(PROVIDED ENTRIES):

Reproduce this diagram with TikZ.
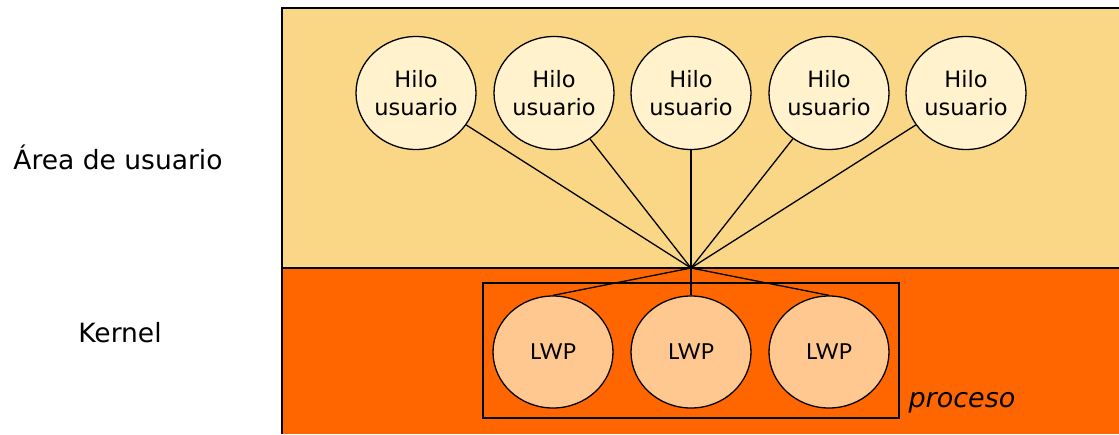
\documentclass[tikz,border=0pt]{standalone}
\usepackage{fontspec}
\setmainfont{DejaVu Sans}
\newfontfamily\lwpfont{Lato}[Scale=1]
\usetikzlibrary{shapes.geometric}
\definecolor{userbg}{HTML}{FAD786}
\definecolor{kernbg}{HTML}{FF6600}
\definecolor{hilofill}{HTML}{FFF2CC}
\definecolor{lwpfill}{HTML}{FFC891}
\tikzset{
  hilo/.style={ellipse, draw=black, line width=1.3pt, fill=hilofill, minimum width=120pt, minimum height=113pt, inner sep=0pt, align=center, font=\fontsize{22.5}{28}\selectfont},
  lwp/.style={ellipse, draw=black, line width=1.3pt, fill=lwpfill, minimum width=120pt, minimum height=112pt, inner sep=0pt, font=\fontsize{22}{26}\lwpfont},
  conn/.style={draw=black, line width=1.3pt},
  side/.style={font=\fontsize{26.5}{30}\selectfont}
}
\begin{document}
\begin{tikzpicture}[x=1pt,y=-1pt]
\useasboundingbox (0,0) rectangle (1119,434);
\fill[userbg] (282,8) rectangle (1119,268);
\fill[kernbg] (282,268) rectangle (1119,434);
\draw[line width=1.3pt] (282,434) -- (282,8) -- (1119,8);
\draw[line width=1.3pt] (282,268) -- (1119,268);
\node[side] (ua) at (118,157) {Área de usuario};
\node[side] (kn) at (120,333) {Kernel};
\node[draw=black, line width=1.3pt, minimum width=416pt, minimum height=135pt, inner sep=0pt] (proc) at (691,350.5) {};
\node[anchor=west, font=\itshape\fontsize{27}{30}\selectfont] (proclbl) at (905,403) {proceso};
\coordinate (hub) at (691,268);
\node[hilo] (h1) at (416,93) {Hilo\\usuario};
\node[hilo] (h2) at (554,93) {Hilo\\usuario};
\node[hilo] (h3) at (691,93) {Hilo\\usuario};
\node[hilo] (h4) at (829,93) {Hilo\\usuario};
\node[hilo] (h5) at (966,93) {Hilo\\usuario};
\node[lwp] (l1) at (553,352) {LWP};
\node[lwp] (l2) at (691,352) {LWP};
\node[lwp] (l3) at (829,352) {LWP};
\foreach \h in {h1,h2,h3,h4,h5} \draw[conn] (\h) -- (hub);
\draw[conn] (hub) -- (l1.north);
\draw[conn] (hub) -- (l2.north);
\draw[conn] (hub) -- (l3.north);
\end{tikzpicture}
\end{document}
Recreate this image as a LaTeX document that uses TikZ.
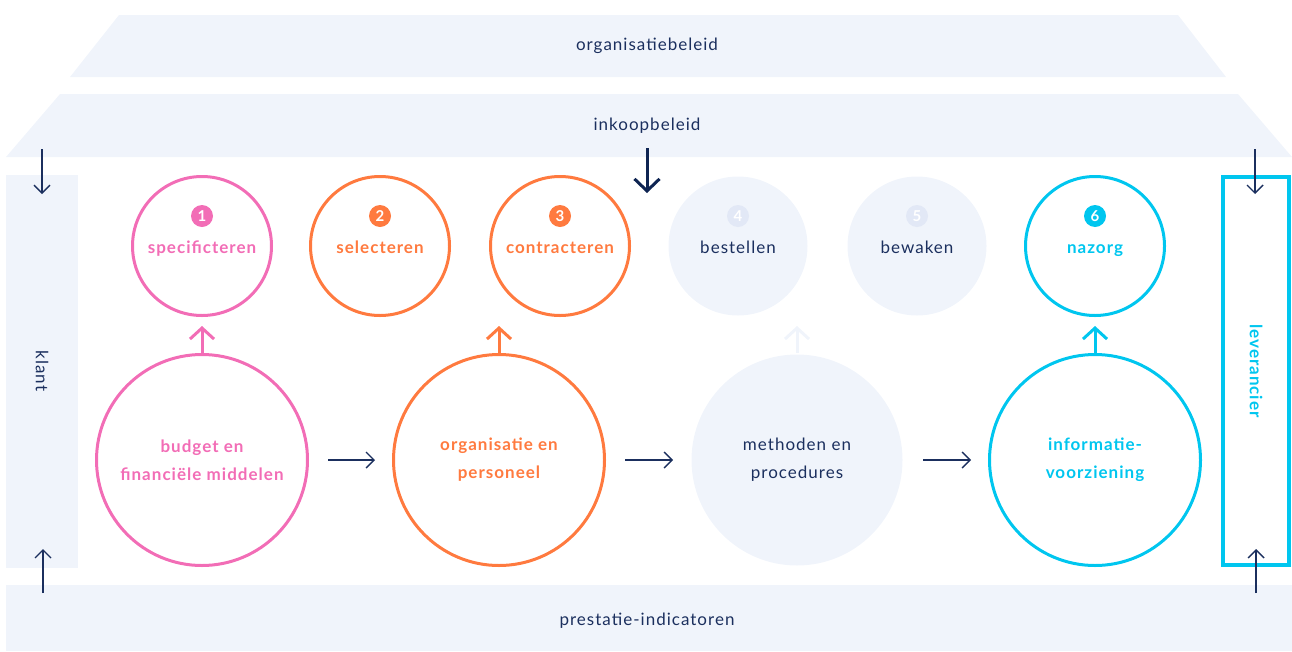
\documentclass[tikz,border=0pt]{standalone}
\usepackage{fontspec}
\setmainfont{Lato}[LetterSpace=6]
\usetikzlibrary{arrows.meta}
\definecolor{pinkc}{HTML}{F26DB6}
\definecolor{orangec}{HTML}{FF7A3F}
\definecolor{cyanc}{HTML}{00C6EF}
\definecolor{navyc}{HTML}{1B2F5E}
\definecolor{navyd}{HTML}{0E2452}
\definecolor{bgl}{HTML}{F0F4FB}
\definecolor{badgel}{HTML}{E2E8F6}
\begin{document}
\begin{tikzpicture}[x=1pt,y=-1pt,
  lbl/.style={text=navyc,font=\fontsize{17}{20}\selectfont},
  phase/.style={circle,minimum size=139pt,inner sep=0pt,line width=3pt},
  resource/.style={circle,minimum size=211pt,inner sep=0pt,line width=3pt,align=center,
    font=\bfseries\fontsize{17}{28}\selectfont},
  badge/.style={circle,minimum size=22pt,inner sep=0pt,text=white,
    font=\bfseries\fontsize{15}{15}\selectfont},
  ptext/.style={anchor=base,font=\bfseries\fontsize{17}{20}\selectfont},
  plain/.style={anchor=base,text=navyc,font=\fontsize{17}{20}\selectfont},
  thin/.style={navyc,line width=1.4pt,-{Straight Barb[length=8pt,width=16pt,line width=1.4pt]}},
  thick/.style={line width=3pt,-{Straight Barb[length=11pt,width=24pt,line width=3pt]}},
]
\useasboundingbox (0,0) rectangle (1292,651);

% roof layers and side/base bars
\fill[bgl] (119,15) -- (1178,15) -- (1226,77) -- (70,77) -- cycle;
\fill[bgl] (60,94) -- (1238,94) -- (1292,157) -- (6,157) -- cycle;
\fill[bgl] (6,175) rectangle (78,568);
\fill[bgl] (6,585) rectangle (1292,651);
\node[draw=cyanc,line width=4pt,minimum width=66pt,minimum height=388pt,inner sep=0pt]
  (lev) at (1256,371) {};

\node[lbl] (org) at (647,46) {organisatiebeleid};
\node[lbl] (ink) at (647,126) {inkoopbeleid};
\node[lbl] (pre) at (647,621) {prestatie-indicatoren};
\node[lbl,rotate=-90] (kl) at (42,371) {klant};
\node[lbl,text=cyanc,font=\bfseries\fontsize{17}{20}\selectfont,rotate=-90] (levt) at (1256,371) {leverancier};

% six phases
\node[phase,draw=pinkc] (p1) at (202,246) {};
\node[phase,draw=orangec] (p2) at (380,246) {};
\node[phase,draw=orangec] (p3) at (560,246) {};
\node[phase,fill=bgl] (p4) at (738,246) {};
\node[phase,fill=bgl] (p5) at (917,246) {};
\node[phase,draw=cyanc] (p6) at (1095,246) {};

\node[badge,fill=pinkc] (b1) at (202,216) {1};
\node[badge,fill=orangec] (b2) at (380,216) {2};
\node[badge,fill=orangec] (b3) at (560,216) {3};
\node[badge,fill=badgel] (b4) at (738,216) {4};
\node[badge,fill=badgel] (b5) at (917,216) {5};
\node[badge,fill=cyanc] (b6) at (1095,216) {6};

\node[ptext,text=pinkc] (t1) at (202,253) {specificteren};
\node[ptext,text=orangec] (t2) at (380,253) {selecteren};
\node[ptext,text=orangec] (t3) at (560,253) {contracteren};
\node[plain] (t4) at (738,253) {bestellen};
\node[plain] (t5) at (917,253) {bewaken};
\node[ptext,text=cyanc] (t6) at (1095,253) {nazorg};

% four resources
\node[resource,draw=pinkc,text=pinkc] (r1) at (202,460) {budget en\\financiële middelen};
\node[resource,draw=orangec,text=orangec] (r2) at (499,460) {organisatie en\\personeel};
\node[resource,fill=bgl,text=navyc,font=\fontsize{17}{28}\selectfont] (r3) at (797,460) {methoden en\\procedures};
\node[resource,draw=cyanc,text=cyanc] (r4) at (1095,460) {informatie-\\voorziening};

% tips of the upward arrows
\coordinate (u1) at (202,326);
\coordinate (u2) at (499,326);
\coordinate (u3) at (797,326);
\coordinate (u4) at (1095,326);
\draw[thick,pinkc] (r1.north) -- (u1);
\draw[thick,orangec] (r2.north) -- (u2);
\draw[thick,bgl] (r3.north) -- (u3);
\draw[thick,cyanc] (r4.north) -- (u4);

\draw[thin,shorten <=19pt,shorten >=17pt] (r1) -- (r2);
\draw[thin,shorten <=19pt,shorten >=17pt] (r2) -- (r3);
\draw[thin,shorten <=19pt,shorten >=17pt] (r3) -- (r4);

% policy arrow
\coordinate (ia) at (647,148);
\coordinate (ib) at (647,193);
\draw[navyd,line width=3pt,-{Straight Barb[length=12pt,width=25pt,line width=3pt]}] (ia) -- (ib);

% client and supplier arrows
\coordinate (k1) at (42,149);
\coordinate (k2) at (42,194);
\coordinate (k3) at (43,593);
\coordinate (k4) at (43,549);
\coordinate (l1) at (1255,149);
\coordinate (l2) at (1255,194);
\coordinate (l3) at (1256,593);
\coordinate (l4) at (1256,549);
\draw[thin] (k1) -- (k2);
\draw[thin] (k3) -- (k4);
\draw[thin] (l1) -- (l2);
\draw[thin] (l3) -- (l4);
\end{tikzpicture}
\end{document}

(SET EXERCISE): Exclude the images, then output the data above word for word.

(RESULT OF THE TASK):
Reproduce this diagram with TikZ.
\documentclass[tikz,border=0pt]{standalone}
\usepackage{fontspec}
\setmainfont{DejaVu Sans}
\newfontfamily\lwpfont{Lato}[Scale=1]
\usetikzlibrary{shapes.geometric}
\definecolor{userbg}{HTML}{FAD786}
\definecolor{kernbg}{HTML}{FF6600}
\definecolor{hilofill}{HTML}{FFF2CC}
\definecolor{lwpfill}{HTML}{FFC891}
\tikzset{
  hilo/.style={ellipse, draw=black, line width=1.3pt, fill=hilofill, minimum width=120pt, minimum height=113pt, inner sep=0pt, align=center, font=\fontsize{22.5}{28}\selectfont},
  lwp/.style={ellipse, draw=black, line width=1.3pt, fill=lwpfill, minimum width=120pt, minimum height=112pt, inner sep=0pt, font=\fontsize{22}{26}\lwpfont},
  conn/.style={draw=black, line width=1.3pt},
  side/.style={font=\fontsize{26.5}{30}\selectfont}
}
\begin{document}
\begin{tikzpicture}[x=1pt,y=-1pt]
\useasboundingbox (0,0) rectangle (1119,434);
\fill[userbg] (282,8) rectangle (1119,268);
\fill[kernbg] (282,268) rectangle (1119,434);
\draw[line width=1.3pt] (282,434) -- (282,8) -- (1119,8);
\draw[line width=1.3pt] (282,268) -- (1119,268);
\node[side] (ua) at (118,157) {Área de usuario};
\node[side] (kn) at (120,333) {Kernel};
\node[draw=black, line width=1.3pt, minimum width=416pt, minimum height=135pt, inner sep=0pt] (proc) at (691,350.5) {};
\node[anchor=west, font=\itshape\fontsize{27}{30}\selectfont] (proclbl) at (905,403) {proceso};
\coordinate (hub) at (691,268);
\node[hilo] (h1) at (416,93) {Hilo\\usuario};
\node[hilo] (h2) at (554,93) {Hilo\\usuario};
\node[hilo] (h3) at (691,93) {Hilo\\usuario};
\node[hilo] (h4) at (829,93) {Hilo\\usuario};
\node[hilo] (h5) at (966,93) {Hilo\\usuario};
\node[lwp] (l1) at (553,352) {LWP};
\node[lwp] (l2) at (691,352) {LWP};
\node[lwp] (l3) at (829,352) {LWP};
\foreach \h in {h1,h2,h3,h4,h5} \draw[conn] (\h) -- (hub);
\draw[conn] (hub) -- (l1.north);
\draw[conn] (hub) -- (l2.north);
\draw[conn] (hub) -- (l3.north);
\end{tikzpicture}
\end{document}
Recreate this image as a LaTeX document that uses TikZ.
\documentclass[tikz,border=0pt]{standalone}
\usepackage{fontspec}
\setmainfont{Lato}[LetterSpace=6]
\usetikzlibrary{arrows.meta}
\definecolor{pinkc}{HTML}{F26DB6}
\definecolor{orangec}{HTML}{FF7A3F}
\definecolor{cyanc}{HTML}{00C6EF}
\definecolor{navyc}{HTML}{1B2F5E}
\definecolor{navyd}{HTML}{0E2452}
\definecolor{bgl}{HTML}{F0F4FB}
\definecolor{badgel}{HTML}{E2E8F6}
\begin{document}
\begin{tikzpicture}[x=1pt,y=-1pt,
  lbl/.style={text=navyc,font=\fontsize{17}{20}\selectfont},
  phase/.style={circle,minimum size=139pt,inner sep=0pt,line width=3pt},
  resource/.style={circle,minimum size=211pt,inner sep=0pt,line width=3pt,align=center,
    font=\bfseries\fontsize{17}{28}\selectfont},
  badge/.style={circle,minimum size=22pt,inner sep=0pt,text=white,
    font=\bfseries\fontsize{15}{15}\selectfont},
  ptext/.style={anchor=base,font=\bfseries\fontsize{17}{20}\selectfont},
  plain/.style={anchor=base,text=navyc,font=\fontsize{17}{20}\selectfont},
  thin/.style={navyc,line width=1.4pt,-{Straight Barb[length=8pt,width=16pt,line width=1.4pt]}},
  thick/.style={line width=3pt,-{Straight Barb[length=11pt,width=24pt,line width=3pt]}},
]
\useasboundingbox (0,0) rectangle (1292,651);

% roof layers and side/base bars
\fill[bgl] (119,15) -- (1178,15) -- (1226,77) -- (70,77) -- cycle;
\fill[bgl] (60,94) -- (1238,94) -- (1292,157) -- (6,157) -- cycle;
\fill[bgl] (6,175) rectangle (78,568);
\fill[bgl] (6,585) rectangle (1292,651);
\node[draw=cyanc,line width=4pt,minimum width=66pt,minimum height=388pt,inner sep=0pt]
  (lev) at (1256,371) {};

\node[lbl] (org) at (647,46) {organisatiebeleid};
\node[lbl] (ink) at (647,126) {inkoopbeleid};
\node[lbl] (pre) at (647,621) {prestatie-indicatoren};
\node[lbl,rotate=-90] (kl) at (42,371) {klant};
\node[lbl,text=cyanc,font=\bfseries\fontsize{17}{20}\selectfont,rotate=-90] (levt) at (1256,371) {leverancier};

% six phases
\node[phase,draw=pinkc] (p1) at (202,246) {};
\node[phase,draw=orangec] (p2) at (380,246) {};
\node[phase,draw=orangec] (p3) at (560,246) {};
\node[phase,fill=bgl] (p4) at (738,246) {};
\node[phase,fill=bgl] (p5) at (917,246) {};
\node[phase,draw=cyanc] (p6) at (1095,246) {};

\node[badge,fill=pinkc] (b1) at (202,216) {1};
\node[badge,fill=orangec] (b2) at (380,216) {2};
\node[badge,fill=orangec] (b3) at (560,216) {3};
\node[badge,fill=badgel] (b4) at (738,216) {4};
\node[badge,fill=badgel] (b5) at (917,216) {5};
\node[badge,fill=cyanc] (b6) at (1095,216) {6};

\node[ptext,text=pinkc] (t1) at (202,253) {specificteren};
\node[ptext,text=orangec] (t2) at (380,253) {selecteren};
\node[ptext,text=orangec] (t3) at (560,253) {contracteren};
\node[plain] (t4) at (738,253) {bestellen};
\node[plain] (t5) at (917,253) {bewaken};
\node[ptext,text=cyanc] (t6) at (1095,253) {nazorg};

% four resources
\node[resource,draw=pinkc,text=pinkc] (r1) at (202,460) {budget en\\financiële middelen};
\node[resource,draw=orangec,text=orangec] (r2) at (499,460) {organisatie en\\personeel};
\node[resource,fill=bgl,text=navyc,font=\fontsize{17}{28}\selectfont] (r3) at (797,460) {methoden en\\procedures};
\node[resource,draw=cyanc,text=cyanc] (r4) at (1095,460) {informatie-\\voorziening};

% tips of the upward arrows
\coordinate (u1) at (202,326);
\coordinate (u2) at (499,326);
\coordinate (u3) at (797,326);
\coordinate (u4) at (1095,326);
\draw[thick,pinkc] (r1.north) -- (u1);
\draw[thick,orangec] (r2.north) -- (u2);
\draw[thick,bgl] (r3.north) -- (u3);
\draw[thick,cyanc] (r4.north) -- (u4);

\draw[thin,shorten <=19pt,shorten >=17pt] (r1) -- (r2);
\draw[thin,shorten <=19pt,shorten >=17pt] (r2) -- (r3);
\draw[thin,shorten <=19pt,shorten >=17pt] (r3) -- (r4);

% policy arrow
\coordinate (ia) at (647,148);
\coordinate (ib) at (647,193);
\draw[navyd,line width=3pt,-{Straight Barb[length=12pt,width=25pt,line width=3pt]}] (ia) -- (ib);

% client and supplier arrows
\coordinate (k1) at (42,149);
\coordinate (k2) at (42,194);
\coordinate (k3) at (43,593);
\coordinate (k4) at (43,549);
\coordinate (l1) at (1255,149);
\coordinate (l2) at (1255,194);
\coordinate (l3) at (1256,593);
\coordinate (l4) at (1256,549);
\draw[thin] (k1) -- (k2);
\draw[thin] (k3) -- (k4);
\draw[thin] (l1) -- (l2);
\draw[thin] (l3) -- (l4);
\end{tikzpicture}
\end{document}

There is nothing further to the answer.